Mitigation Banking

What is a Mitigation Bank?

According to the EPA, Compensatory Mitigation Fact Sheet, “A mitigation bank is a wetland, stream, or other aquatic resource area that has been restored, established, enhanced, or (in certain circumstances) preserved for the purpose of providing compensation for unavoidable impacts to aquatic resources permitted under Section 404 or a similar state or local wetland regulation.”

A mitigation bank is created when an entity, such as a government agency, corporation, or a nonprofit organization, commences these activities under a formal agreement with the regulatory agency.

Mitigation banks have four components:

The Bank Site: The physical area to be restored, established, enhanced, or preserved.

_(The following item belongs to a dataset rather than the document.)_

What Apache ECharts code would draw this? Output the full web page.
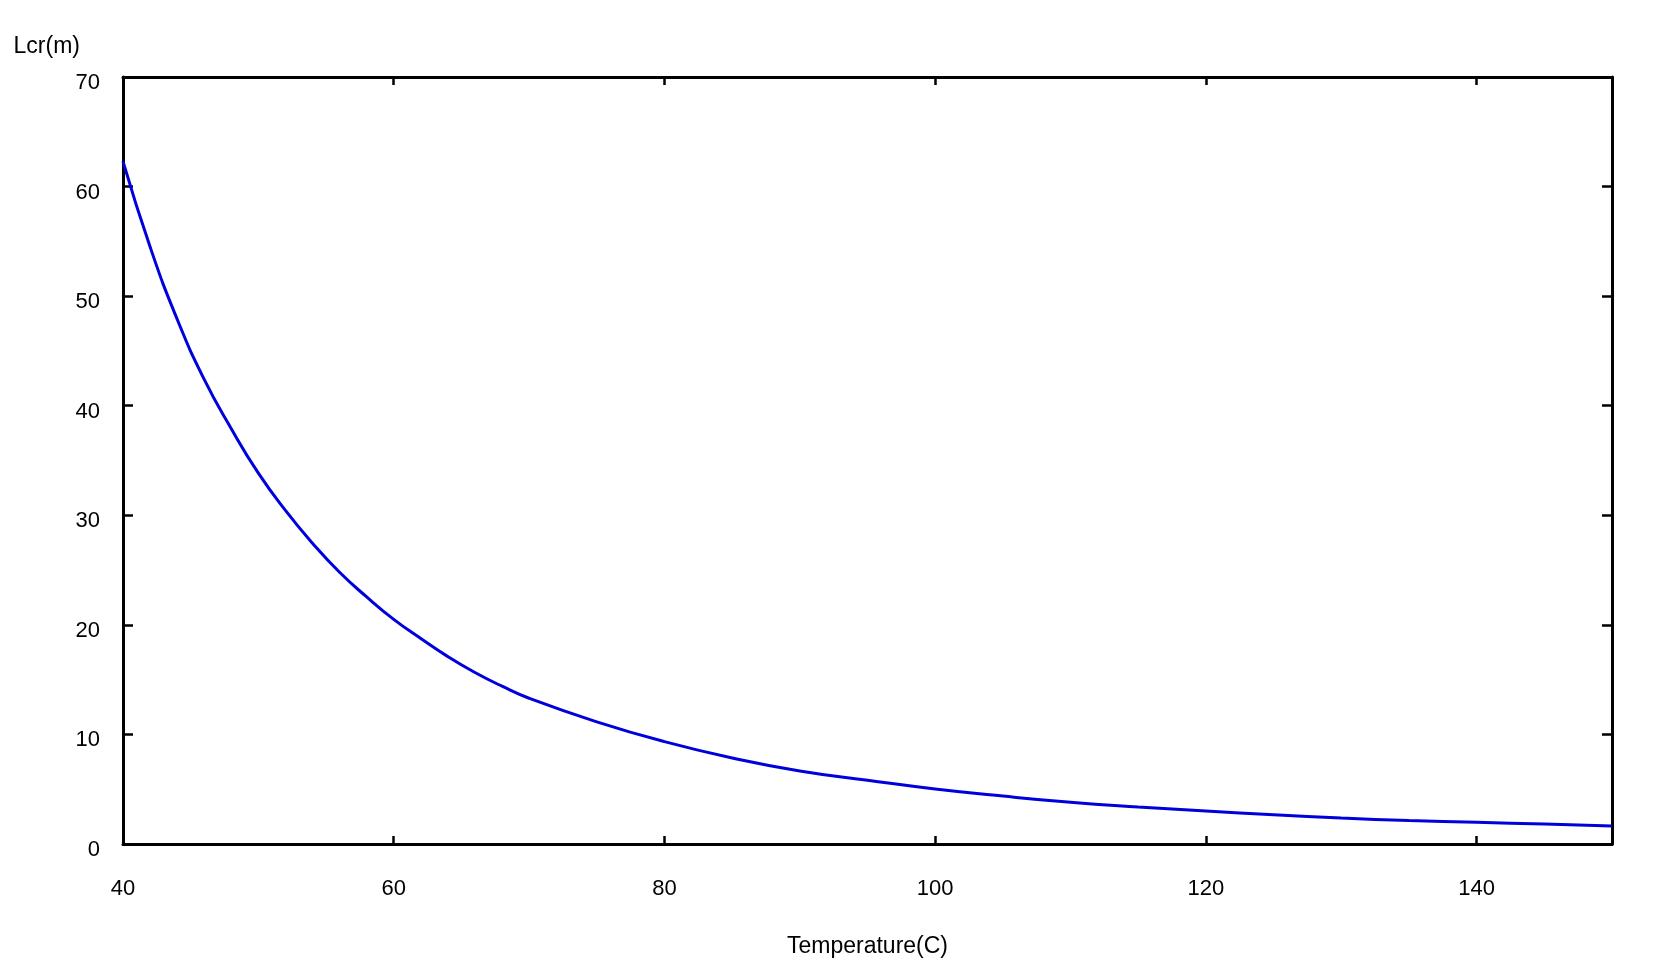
<!DOCTYPE html>
<html>
<head>
<meta charset="utf-8">
<script src="https://cdn.jsdelivr.net/npm/echarts@6/dist/echarts.min.js"></script>
<style>
  html, body { margin: 0; padding: 0; background: #fff; }
  #chart { width: 1680px; height: 969px; }
</style>
</head>
<body>
<div id="chart"></div>
<script>
// temperature (C) and critical length Lcr (m)
const temps = [40, 42, 44, 46, 48, 50, 52, 54, 56, 58, 60, 62, 64, 66, 68, 70, 75, 80, 85, 90, 95, 100, 105, 110, 115, 120, 125, 130, 135, 140, 145, 150];
const lcr = [62.3, 54.5, 47.9, 42.4, 37.9, 33.85, 30.45, 27.45, 24.8, 22.55, 20.5, 18.75, 17.1, 15.65, 14.4, 13.3, 11.15, 9.34, 7.85, 6.67, 5.82, 5.02, 4.37, 3.81, 3.38, 3.01, 2.67, 2.37, 2.14, 1.98, 1.82, 1.64];

const xName = "Temperature(C)";
const yName = "Lcr(m)";

const font = "'Liberation Sans', Arial, sans-serif";
const lineStyle = { color: "#000", width: 3 };
const tickStyle = { color: "#000", width: 2.5 };

const chart = echarts.init(document.getElementById("chart"));
chart.setOption({
  animation: false,
  backgroundColor: "#fff",
  grid: { left: 123, top: 77, right: 68, bottom: 125 },
  xAxis: [
    {
      type: "value",
      min: 40,
      max: 150,
      interval: 20,
      name: xName,
      nameLocation: "middle",
      nameGap: 103,
      nameTextStyle: { color: "#000", fontSize: 23, fontFamily: font, verticalAlign: "middle" },
      axisLine: { show: true, onZero: false, lineStyle: lineStyle },
      axisTick: { show: true, inside: true, length: 8, lineStyle: tickStyle },
      axisLabel: { color: "#000", fontSize: 22, fontFamily: font, margin: 34, showMaxLabel: false },
      splitLine: { show: false },
    },
    {
      type: "value",
      position: "top",
      min: 40,
      max: 150,
      interval: 20,
      axisLine: { show: true, onZero: false, lineStyle: lineStyle },
      axisTick: { show: true, inside: true, length: 8, lineStyle: tickStyle },
      axisLabel: { show: false },
      splitLine: { show: false },
    },
  ],
  yAxis: [
    {
      type: "value",
      min: 0,
      max: 70,
      interval: 10,
      name: yName,
      nameLocation: "end",
      nameGap: 30,
      nameTextStyle: { color: "#000", fontSize: 23, fontFamily: font, align: "right", verticalAlign: "middle", padding: [0, 43, 0, 0] },
      axisLine: { show: true, onZero: false, lineStyle: lineStyle },
      axisTick: { show: true, inside: true, length: 10, lineStyle: tickStyle },
      axisLabel: { color: "#000", fontSize: 22, fontFamily: font, margin: 23, verticalAlign: "top", lineHeight: 12 },
      splitLine: { show: false },
    },
    {
      type: "value",
      position: "right",
      min: 0,
      max: 70,
      interval: 10,
      axisLine: { show: true, onZero: false, lineStyle: lineStyle },
      axisTick: { show: true, inside: true, length: 10, lineStyle: tickStyle },
      axisLabel: { show: false },
      splitLine: { show: false },
    },
  ],
  series: [
    {
      name: yName,
      type: "line",
      xAxisIndex: 0,
      yAxisIndex: 0,
      smooth: true,
      showSymbol: false,
      lineStyle: { color: "#0000dd", width: 3 },
      data: temps.map((t, i) => [t, lcr[i]]),
    },
  ],
});
</script>
</body>
</html>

The Bank Instrument: Agreement between the bank owner and regulators that establishes liability, performance standards, management and monitoring requirements, and the terms of bank credit approval.

The Interagency Review Team (IRT): Provides the regulatory review, approval, and oversight of the bank.

The Service Area: Geographic area where the permitted impacts can be mitigated for.

A bank’s value is defined in “compensatory mitigation credits”. The bank’s instrument analyzes the number of credits available for sale and requires an ecological assessment to certify that the credits provide the required ecological functions.

While many banks only compensate for impacts to various wetland types, there have been banks developed to compensate for impacts to streams (i.e., stream mitigation banks.)